What's wrong with that? Maximum leisure begets maximum culture. The original leisure societies were the gatherer/hunting cultures. A return to 'stone-age' economics would be a good thing.

"This was a problem with the communist societies."

What communist societies? I'm unfamiliar with any during relatively modern times. Short insurrectionary interludes yes. No real communist societies. Certainly not the USSR.

"People would expend a minimum of effort and receive the same reward as if they worked harder."

I guess this would depend on what was desired. Without a constant barrage of mass media propaganda creating artificial needs wouldn't the equation be different? Good food is 'cheaper' than bad food. Playing a musical instrument is more fulfilling than consuming the latest CD by people who don't really even know how to play. The deadly cycle of production/consumption could be short-circuited by various means including DIY culture and voluntary simplicity.

"The basic idea of rewarding positive actions works."

Who's running this machine? Some abstract figure doling out rewards for 'positive' acts? This isn't the world I live in. It's like some B.F. Skinner dystopia. Yuck!
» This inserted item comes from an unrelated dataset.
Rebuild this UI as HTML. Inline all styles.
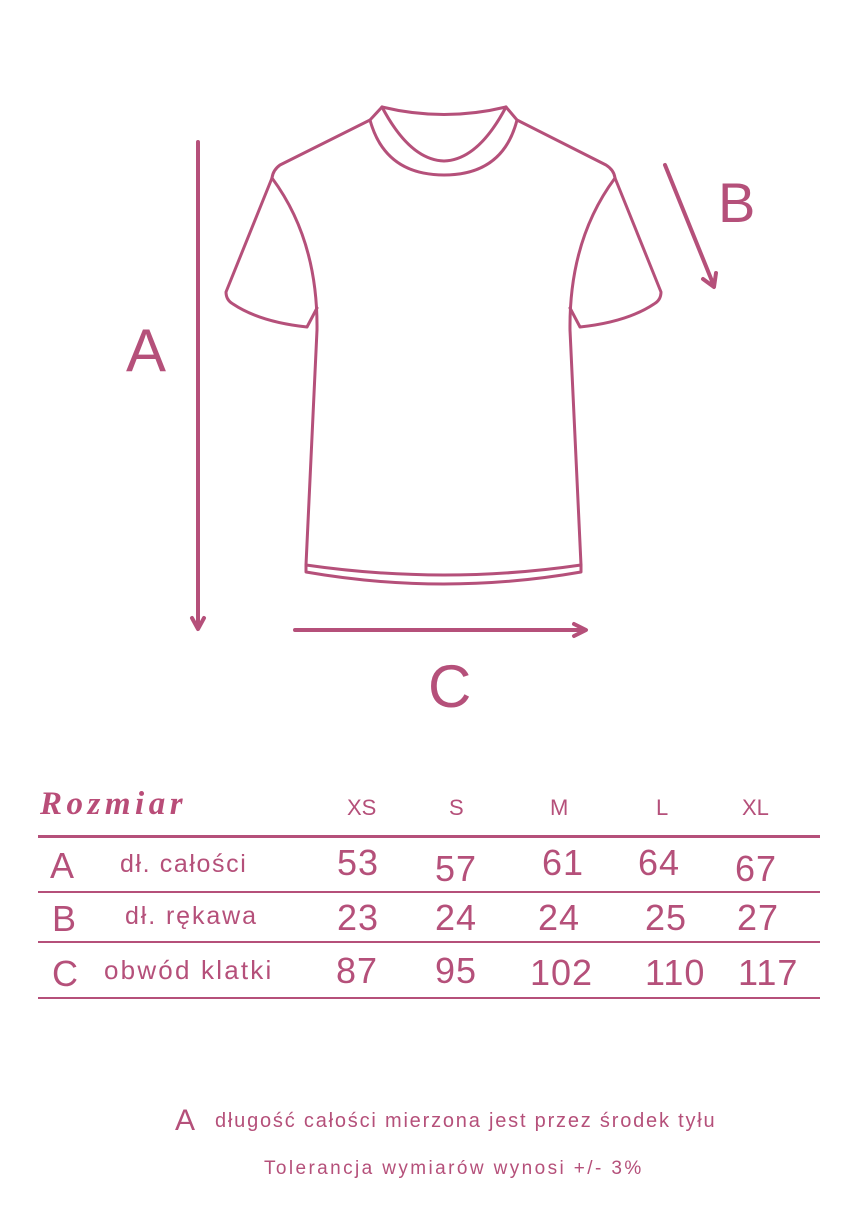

I like your addiction paradigm. Addiction is a model of capitalism. The ultimate product is one that costs a penny to make, sells for a buck and is addicting. The secret is to not get addicted in the first place. Without false fears, imaginary ills and addiction capitalism would fall apart from it's absurdities.
Just think of all the crap humankind got along without for thousands of years and yet had everything that makes life worth living.

Anyway, I guess I disagree with quite a few of your premises. Basically we already live in a world of plenty. Capitalists are parasites getting the surplus value from others labor. The owning/investing class are the people not doing any work and getting a reward.

Taking the tiny steps toward a social democracy a la some of the European nations is what I'm looking for in the short term. Some of the Progressive Caucus in Congress agree with me.

Things are pretty F___ed up but it won't stay this way forever.